At this point in time, existing exoskeletons are more of the clumsy and cumbersome kind - similar to the one that we saw Ripley move about in Aliens as she fought with the Alien Queen. In other words, they are downright bulky and weigh a whole lot, where even the sleekest of designs are not that pleasing to the eyes. Over at Carnegie Mellon University, however, its bunch of merry researchers have come up with an exoskeleton clutch mechanism which hardly registers its weight on the scale.
Known as the Electroadhesive Clutch, the name itself more or less gives the game away, as it would rely on electrostatic adhesion between specially coated electrode sheets in order to control spring movement. Tipping the scales at a mere 0.05 ounces per pair, this means they are 30 times lighter compared to existing clutches, and even better news is it uses up to 750 times less juice.
Steve Collins, IEEE member and associate professor of biomechanical engineering at Carnegie Mellon University, shared, "A sandwich bag and a couple of pieces of aluminum foil helped me conceptualize the Electroadhesive Clutch, particularly how the transference of power would work in allowing the clutch to operate on such low power. The primary challenge in prosthesis and exoskeleton design is discovering functionalities that will actually help humans. With the Electroadhesive Clutch, we can now use hundreds of individually controlled clutches - each one thin, lightweight and consuming very little electricity - in a single exoskeleton. This will completely change the way we design robotic systems in the future."
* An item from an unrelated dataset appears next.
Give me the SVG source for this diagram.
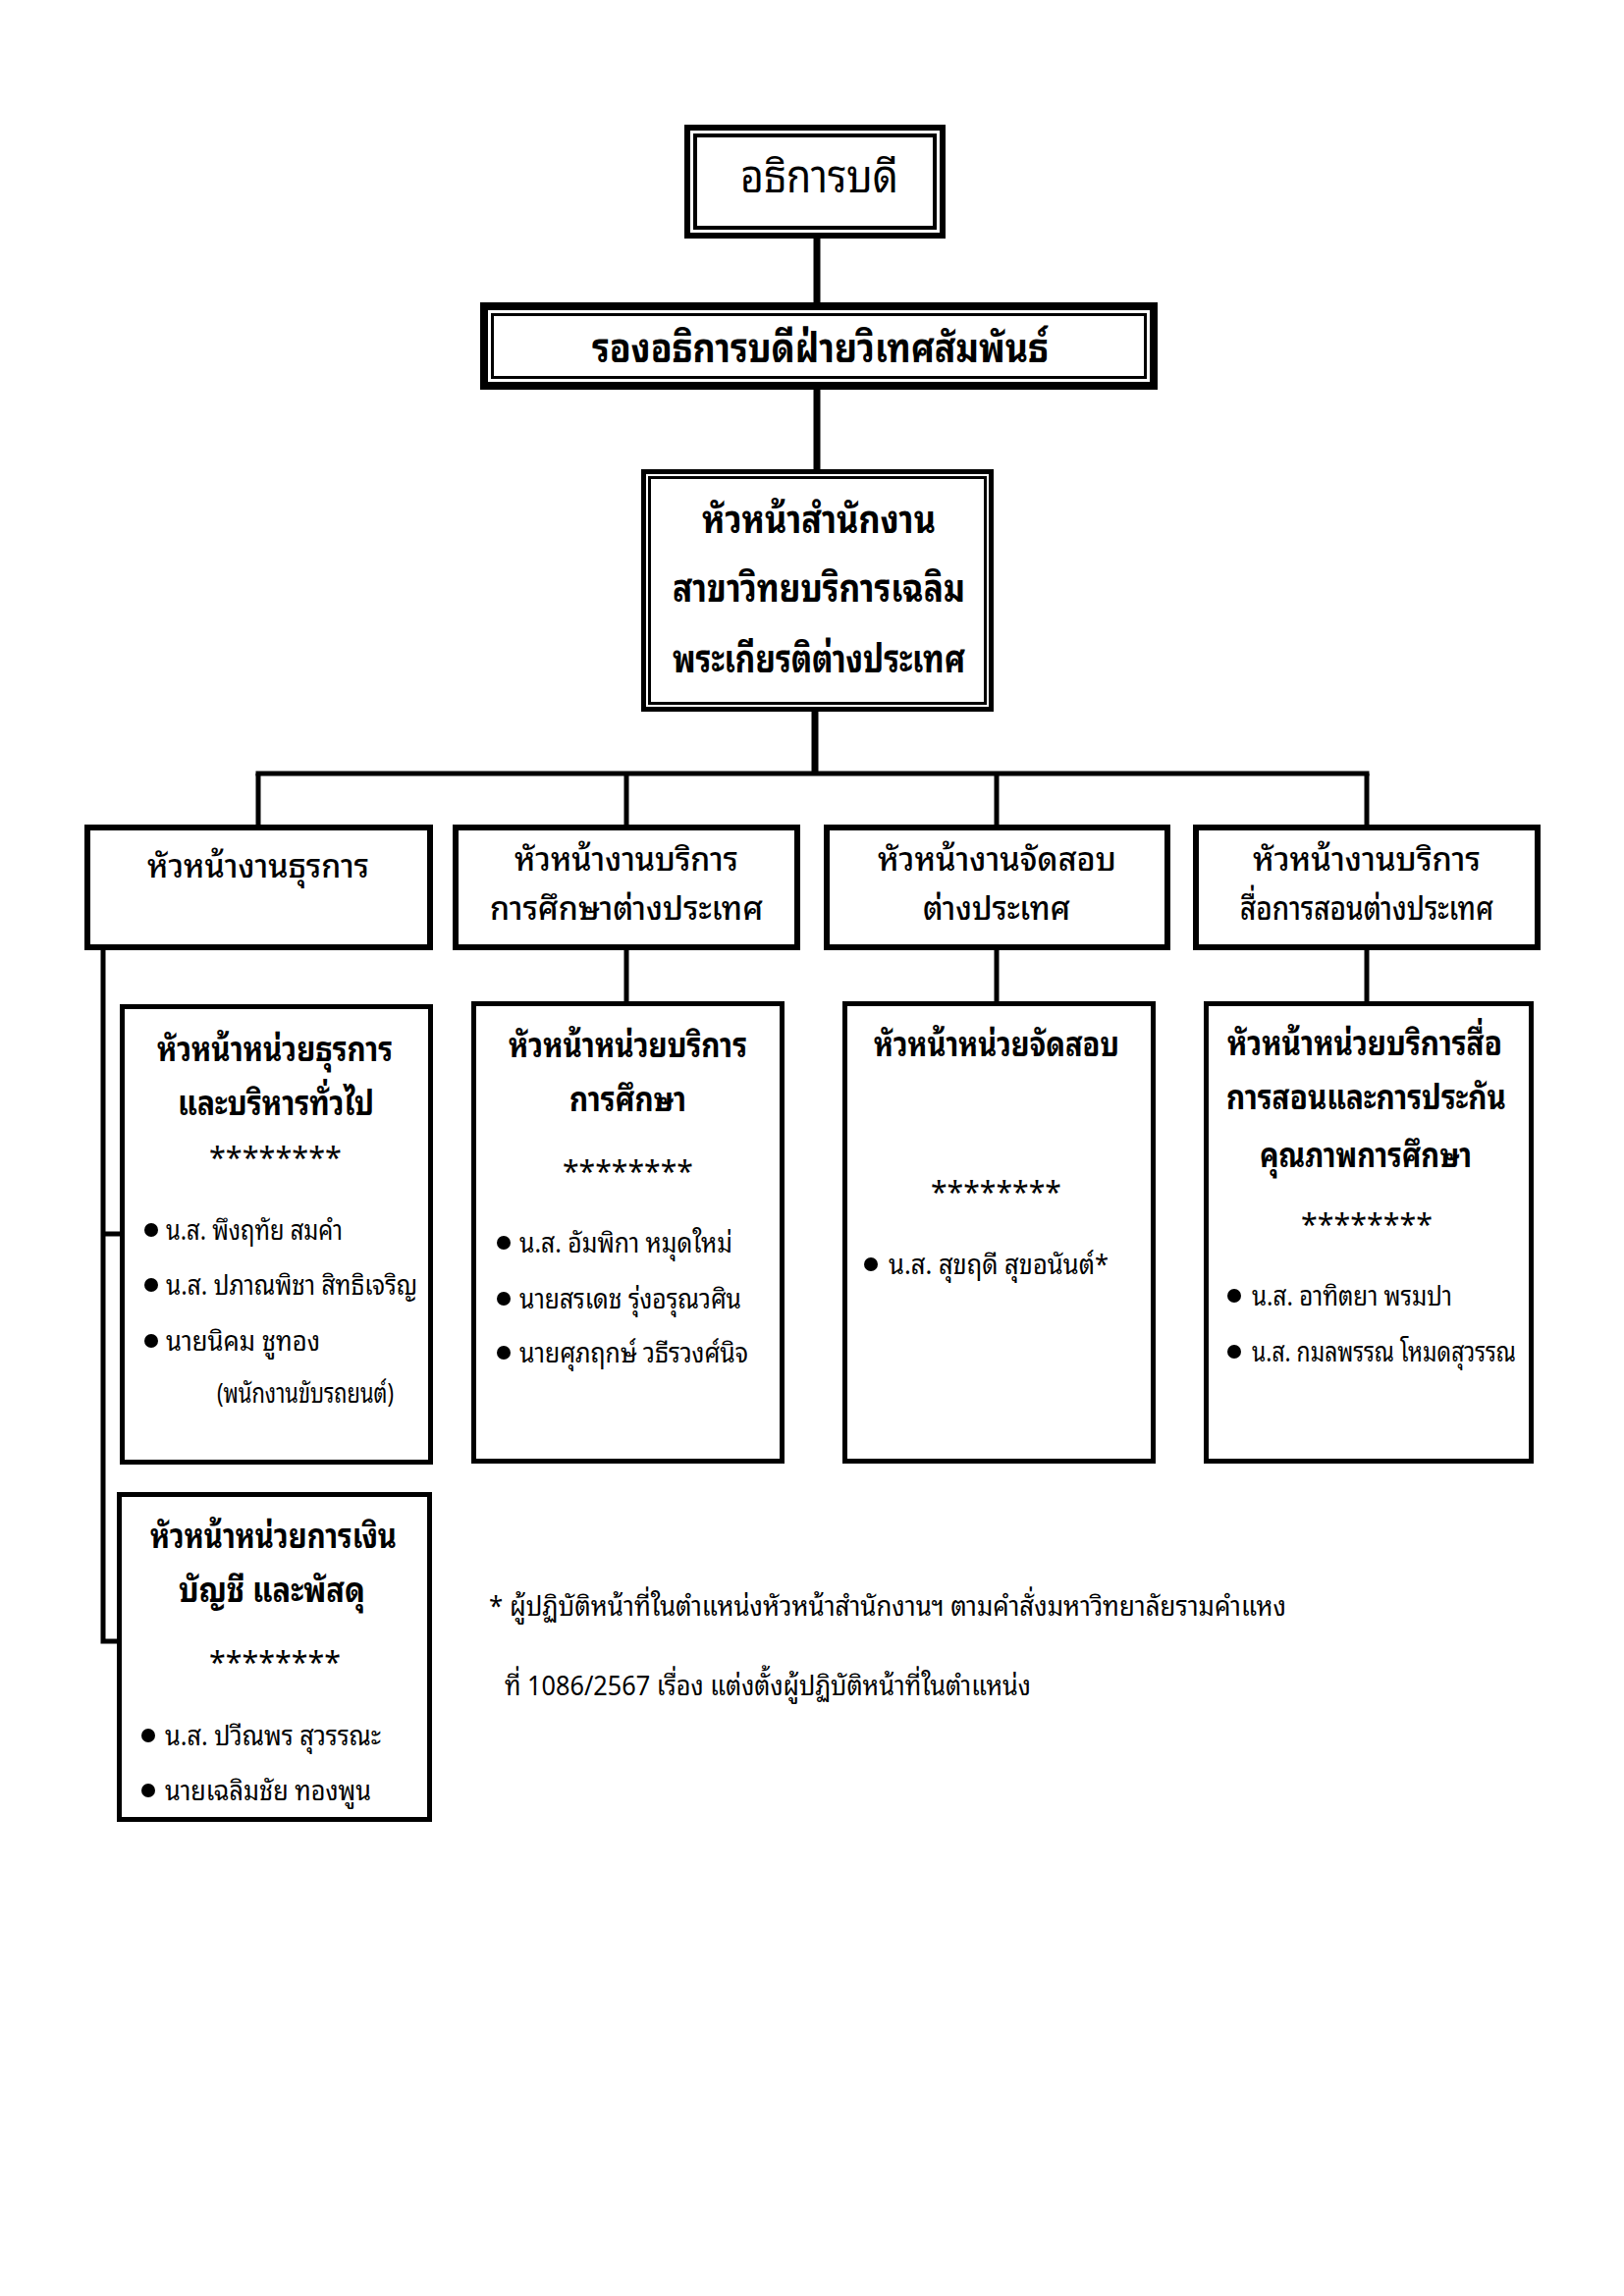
<svg xmlns="http://www.w3.org/2000/svg" width="1654" height="2339" viewBox="0 0 1654 2339">
<style>
text{font-family:'Noto Sans Thai Looped','Sarabun','TH Sarabun New','Loma','Garuda','Waree','Noto Sans Thai','Noto Sans Thai UI','Noto Sans','DejaVu Sans',sans-serif;fill:#000}
.t1{font-size:46px}
.t2{font-size:42px;font-weight:bold}
.t3{font-size:40px;font-weight:bold}
.t4{font-size:33px;font-weight:500}
.t5{font-size:34px;font-weight:bold}
.st{font-size:30px}
.p{font-size:28px}
.b6{fill:#fff;stroke:#000;stroke-width:6}
.b5{fill:#fff;stroke:#000;stroke-width:5}
.ln{stroke:#000;fill:none}
</style>
<rect width="1654" height="2339" fill="#fff"/>
<g id="connectors" class="ln">
<line x1="832" y1="243" x2="832" y2="308" stroke-width="7"/>
<line x1="832" y1="397" x2="832" y2="478" stroke-width="7"/>
<line x1="830" y1="725" x2="830" y2="788" stroke-width="7"/>
<line x1="260.5" y1="788" x2="1394.5" y2="788" stroke-width="5"/>
<line x1="263" y1="788" x2="263" y2="840" stroke-width="5"/>
<line x1="638" y1="788" x2="638" y2="840" stroke-width="5"/>
<line x1="1015" y1="788" x2="1015" y2="840" stroke-width="5"/>
<line x1="1392" y1="788" x2="1392" y2="840" stroke-width="5"/>
<line x1="638" y1="968" x2="638" y2="1020" stroke-width="5"/>
<line x1="1015" y1="968" x2="1015" y2="1020" stroke-width="5"/>
<line x1="1392" y1="968" x2="1392" y2="1020" stroke-width="5"/>
<polyline points="105,968 105,1672 120,1672" stroke-width="5"/>
<line x1="105" y1="1257" x2="123" y2="1257" stroke-width="5"/>
</g>
<g id="n1">
<rect x="700" y="130" width="260" height="110" fill="#fff" stroke="#000" stroke-width="6"/>
<rect x="708" y="138" width="244" height="94" fill="none" stroke="#000" stroke-width="4"/>
<text class="t1" x="754" y="196" textLength="161" lengthAdjust="spacingAndGlyphs">อธิการบดี</text>
</g>
<g id="n2">
<rect x="493" y="312" width="682" height="81" fill="#fff" stroke="#000" stroke-width="8"/>
<rect x="501.5" y="320.5" width="665" height="64" fill="none" stroke="#000" stroke-width="3"/>
<text class="t2" x="603" y="369" textLength="465" lengthAdjust="spacingAndGlyphs">รองอธิการบดีฝ่ายวิเทศสัมพันธ์</text>
</g>
<g id="n3">
<rect x="655.5" y="480.5" width="354" height="242" fill="#fff" stroke="#000" stroke-width="5"/>
<rect x="661.5" y="486.5" width="342" height="230" fill="none" stroke="#000" stroke-width="3"/>
<text class="t3" x="715" y="543" textLength="238" lengthAdjust="spacingAndGlyphs">หัวหน้าสำนักงาน</text>
<text class="t3" x="685" y="613" textLength="298" lengthAdjust="spacingAndGlyphs">สาขาวิทยบริการเฉลิม</text>
<text class="t3" x="685" y="685" textLength="298" lengthAdjust="spacingAndGlyphs">พระเกียรติต่างประเทศ</text>
</g>
<g id="s1">
<rect class="b6" x="89" y="843" width="349" height="122"/>
<text class="t4" x="150" y="894" textLength="226" lengthAdjust="spacingAndGlyphs">หัวหน้างานธุรการ</text>
</g>
<g id="s2">
<rect class="b6" x="464" y="843" width="348" height="122"/>
<text class="t4" x="524" y="887" textLength="228" lengthAdjust="spacingAndGlyphs">หัวหน้างานบริการ</text>
<text class="t4" x="499" y="937" textLength="278" lengthAdjust="spacingAndGlyphs">การศึกษาต่างประเทศ</text>
</g>
<g id="s3">
<rect class="b6" x="842" y="843" width="347" height="122"/>
<text class="t4" x="894" y="887" textLength="243" lengthAdjust="spacingAndGlyphs">หัวหน้างานจัดสอบ</text>
<text class="t4" x="940" y="937" textLength="150" lengthAdjust="spacingAndGlyphs">ต่างประเทศ</text>
</g>
<g id="s4">
<rect class="b6" x="1218" y="843" width="348" height="122"/>
<text class="t4" x="1276" y="887" textLength="232" lengthAdjust="spacingAndGlyphs">หัวหน้างานบริการ</text>
<text class="t4" x="1263" y="937" textLength="258" lengthAdjust="spacingAndGlyphs">สื่อการสอนต่างประเทศ</text>
</g>
<g id="uA">
<rect class="b5" x="124.5" y="1025.5" width="314" height="464"/>
<text class="t5" x="160" y="1081" textLength="240" lengthAdjust="spacingAndGlyphs">หัวหน้าหน่วยธุรการ</text>
<text class="t5" x="181" y="1136" textLength="200" lengthAdjust="spacingAndGlyphs">และบริหารทั่วไป</text>
<text class="st" x="213" y="1190" textLength="135" lengthAdjust="spacingAndGlyphs">********</text>
<circle cx="154" cy="1253" r="7"/>
<text class="p" x="169" y="1263" textLength="180" lengthAdjust="spacingAndGlyphs">น.ส. พึงฤทัย สมคำ</text>
<circle cx="154" cy="1309" r="7"/>
<text class="p" x="169" y="1319" textLength="256" lengthAdjust="spacingAndGlyphs">น.ส. ปภาณพิชา สิทธิเจริญ</text>
<circle cx="154" cy="1366" r="7"/>
<text class="p" x="169" y="1376" textLength="157" lengthAdjust="spacingAndGlyphs">นายนิคม ชูทอง</text>
<text class="p" x="221" y="1429" textLength="180" lengthAdjust="spacingAndGlyphs">(พนักงานขับรถยนต์)</text>
</g>
<g id="uB">
<rect class="b5" x="482.5" y="1022.5" width="314" height="466"/>
<text class="t5" x="518" y="1077" textLength="243" lengthAdjust="spacingAndGlyphs">หัวหน้าหน่วยบริการ</text>
<text class="t5" x="580" y="1132" textLength="119" lengthAdjust="spacingAndGlyphs">การศึกษา</text>
<text class="st" x="573" y="1204" textLength="133" lengthAdjust="spacingAndGlyphs">********</text>
<circle cx="513" cy="1266" r="7"/>
<text class="p" x="529" y="1276" textLength="217" lengthAdjust="spacingAndGlyphs">น.ส. อัมพิกา หมุดใหม่</text>
<circle cx="513" cy="1323" r="7"/>
<text class="p" x="529" y="1333" textLength="226" lengthAdjust="spacingAndGlyphs">นายสรเดช รุ่งอรุณวศิน</text>
<circle cx="513" cy="1378" r="7"/>
<text class="p" x="529" y="1388" textLength="233" lengthAdjust="spacingAndGlyphs">นายศุภฤกษ์ วธีรวงศ์นิจ</text>
</g>
<g id="uC">
<rect class="b5" x="860.5" y="1022.5" width="314" height="466"/>
<text class="t5" x="890" y="1076" textLength="250" lengthAdjust="spacingAndGlyphs">หัวหน้าหน่วยจัดสอบ</text>
<text class="st" x="948" y="1225" textLength="133" lengthAdjust="spacingAndGlyphs">********</text>
<circle cx="887" cy="1288" r="7"/>
<text class="p" x="905" y="1298" textLength="224" lengthAdjust="spacingAndGlyphs">น.ส. สุขฤดี สุขอนันต์*</text>
</g>
<g id="uD">
<rect class="b5" x="1228.5" y="1022.5" width="331" height="466"/>
<text class="t5" x="1250" y="1075" textLength="280" lengthAdjust="spacingAndGlyphs">หัวหน้าหน่วยบริการสื่อ</text>
<text class="t5" x="1249" y="1130" textLength="285" lengthAdjust="spacingAndGlyphs">การสอนและการประกัน</text>
<text class="t5" x="1283" y="1189" textLength="216" lengthAdjust="spacingAndGlyphs">คุณภาพการศึกษา</text>
<text class="st" x="1325" y="1258" textLength="134" lengthAdjust="spacingAndGlyphs">********</text>
<circle cx="1257" cy="1320" r="7"/>
<text class="p" x="1275" y="1330" textLength="204" lengthAdjust="spacingAndGlyphs">น.ส. อาทิตยา พรมปา</text>
<circle cx="1257" cy="1377" r="7"/>
<text class="p" x="1275" y="1387" textLength="269" lengthAdjust="spacingAndGlyphs">น.ส. กมลพรรณ โหมดสุวรรณ</text>
</g>
<g id="uE">
<rect class="b5" x="121.5" y="1522.5" width="316" height="331"/>
<text class="t5" x="153" y="1577" textLength="251" lengthAdjust="spacingAndGlyphs">หัวหน้าหน่วยการเงิน</text>
<text class="t5" x="182" y="1632" textLength="190" lengthAdjust="spacingAndGlyphs">บัญชี และพัสดุ</text>
<text class="st" x="213" y="1704" textLength="134" lengthAdjust="spacingAndGlyphs">********</text>
<circle cx="151" cy="1768" r="7"/>
<text class="p" x="168" y="1778" textLength="220" lengthAdjust="spacingAndGlyphs">น.ส. ปวีณพร สุวรรณะ</text>
<circle cx="151" cy="1824" r="7"/>
<text class="p" x="168" y="1834" textLength="210" lengthAdjust="spacingAndGlyphs">นายเฉลิมชัย ทองพูน</text>
</g>
<g id="footnote">
<text class="p" x="498" y="1646" textLength="812" lengthAdjust="spacingAndGlyphs">* ผู้ปฏิบัติหน้าที่ในตำแหน่งหัวหน้าสำนักงานฯ ตามคำสั่งมหาวิทยาลัยรามคำแหง</text>
<text class="p" x="514" y="1727" textLength="536" lengthAdjust="spacingAndGlyphs">ที่ 1086/2567 เรื่อง แต่งตั้งผู้ปฏิบัติหน้าที่ในตำแหน่ง</text>
</g>
</svg>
In other words, should the exoskeleton in question come with hundreds of clutches, the robotic assistance itself would remove plenty of strain from your body. Not only that, to have triple the amount of torque density is also another huge plus point. Such technology might not see action on the battlefield or espionage situations at this point in time, but they can certainly be harnessed to assist the disabled as well as rehabilitate those who are trying to regain some semblance of mobility without having to work with a heavy and bulky piece of equipment.
Existing robots on the assembly line too, would benefit, since every single bit of weight- and power-saving measure does count at the end of the day. Will we see an Iron Man-like suit being sold on the open market one day? Perhaps, but that day would be very, very far away from now, if the Second Coming of Christ does not happen first. At least the manufacturing and health sectors are the immediate beneficiaries from the discover of this new exoskeleton clutch mechanism.